Posted to dev@spark.apache.org by Akhil Das <ak...@sigmoidanalytics.com> on 2015/08/11 11:13:50 UTC
Re: Inquery about contributing codes

You can create a new Issue and send a pull request for the same i think.

+ dev list

Thanks
Best Regards

On Tue, Aug 11, 2015 at 8:32 AM, Hyukjin Kwon <gu...@gmail.com> wrote:

> Dear Sir / Madam,
>
> I have a plan to contribute some codes about passing filters to a
> datasource as physical planning.
>
> In more detail, I understand when we want to build up filter operations
> from data like Parquet (when actually reading and filtering HDFS blocks at
> first not filtering in memory with Spark operations), we need to implement
>
> PrunedFilteredScan, PrunedScan or CatalystScan in package
> org.apache.spark.sql.sources.
>
>
>
> For PrunedFilteredScan and PrunedScan, it pass the filter objects in package
> org.apache.spark.sql.sources, which do not access directly to the query
> parser but are objects built by selectFilters() in package
> org.apache.spark.sql.sources.DataSourceStrategy.
>
> It looks all the filters (rather raw expressions) do not pass to the
> function below in PrunedFilteredScan and PrunedScan.
>
> def buildScan(requiredColumns: Array[String], filters: Array[Filter]): RDD[Row]
>
> The passing filters in here are defined in package
> org.apache.spark.sql.sources.
>
> On the other hand, it does not pass EqualNullSafe filter in package
> org.apache.spark.sql.catalyst.expressions even though this looks possible
> to pass for other datasources such as Parquet and JSON.
>
>
>
> I understand that  CatalystScan can take the all raw expression accessing
> to the query planner.
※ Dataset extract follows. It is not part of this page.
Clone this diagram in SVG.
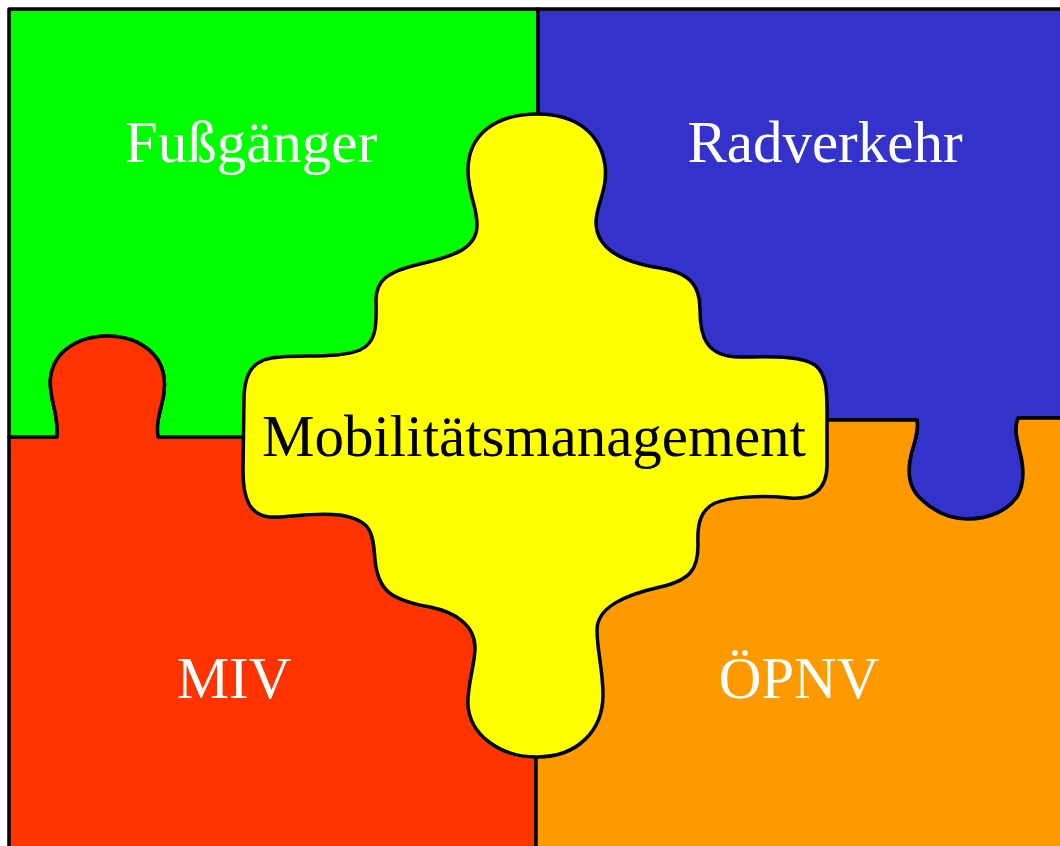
<svg xmlns="http://www.w3.org/2000/svg" width="1060" height="846" viewBox="0 0 1060 846">
<style>
.piece{stroke:#000;stroke-width:3.5;stroke-linejoin:round}
.lbl{font-family:"Liberation Serif","Times New Roman",serif;font-size:59px;text-anchor:middle}
.w{fill:#fff}
.k{fill:#000}
</style>
<rect x="0" y="0" width="1060" height="846" fill="#fff"/>
<g id="fussgaenger">
<path class="piece" fill="#00ff00" d="M9,9 H538 V437 H158 C156,425 159,415 162,403 C166,387 166,373 158,360 C148,345 130,336 108,336 C88,336 72,342 60,355 C48,370 49,385 53,403 C56,415 58,425 57,437 H9 Z"/>
<text class="lbl w" x="251" y="162">Fußgänger</text>
</g>
<g id="radverkehr">
<path class="piece" fill="#3333cc" d="M538,9 H1064 V418 H1018 C1014,428 1017,440 1020,452 C1024,468 1025,484 1017,497 C1008,510 990,519 968,519 C950,519 935,512 922,500 C908,488 907,472 911,455 C914,443 919,432 917,420 H538 Z"/>
<text class="lbl w" x="825" y="162">Radverkehr</text>
</g>
<g id="miv">
<path class="piece" fill="#ff3300" d="M9,437 H57 C58,425 56,415 53,403 C49,385 48,370 60,355 C72,342 88,336 108,336 C130,336 148,345 158,360 C166,373 166,387 162,403 C159,415 156,425 158,437 H536 V850 H9 Z"/>
<text class="lbl w" x="234" y="698">MIV</text>
</g>
<g id="oepnv">
<path class="piece" fill="#ff9900" d="M536,420 H917 C919,432 914,443 911,455 C907,472 908,488 922,500 C935,512 950,519 968,519 C990,519 1008,510 1017,497 C1025,484 1024,468 1020,452 C1017,440 1014,428 1018,418 H1064 V850 H536 Z"/>
<text class="lbl w" x="799" y="698">ÖPNV</text>
</g>
<g id="mobilitaetsmanagement">
<path class="piece" fill="#ffff00" d="M537,114 C575,114 600,132 605,165 C608,190 596,205 596,222 C596,248 620,262 660,268 C690,273 700,285 700,310 C700,335 705,357 740,357 C770,357 800,355 815,365 C828,375 827,395 827,420 L827,465 C827,490 812,500 790,498 C760,495 730,497 715,503 C700,510 697,525 698,545 C698,570 690,580 660,587 C625,595 597,607 597,630 C597,650 603,670 603,695 C603,730 578,757 537,757 C500,757 470,735 468,705 C467,685 475,665 475,648 C475,625 455,612 430,607 C390,600 378,590 375,560 C373,530 370,520 340,515 C310,512 290,518 270,517 C250,515 243,500 243,470 L244,400 C244,370 255,358 280,357 C310,355 340,358 360,350 C375,343 377,330 376,300 C376,282 385,272 420,264 C455,256 477,248 477,225 C477,205 468,195 468,170 C468,135 495,114 537,114 Z"/>
<text class="lbl k" x="534" y="456">Mobilitätsmanagement</text>
</g>
<g id="connectors"></g>
</svg>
However, it is experimental and also it needs
> different interfaces (as well as unstable for the reasons such as binary
> capability).
>
> As far as I know, Parquet also does not use this.
>
>
>
> In general, this can be a issue as a user send a query to data such as
>
> 1.
>
> SELECT *
> FROM table
> WHERE field = 1;
>
>
> 2.
>
> SELECT *
> FROM table
> WHERE field <=> 1;
>
>
> The second query can be hugely slow because of large network traffic by
> not filtered data from the source RDD.
>
>
>
> Also,I could not find a proper issue for this (except for
> https://issues.apache.org/jira/browse/SPARK-8747) which says it supports
> now binary capability.
>
> Accordingly, I want to add this issue and make a pull request with my
> codes.
>
>
> Could you please make any comments for this?
>
> Thanks.
>
>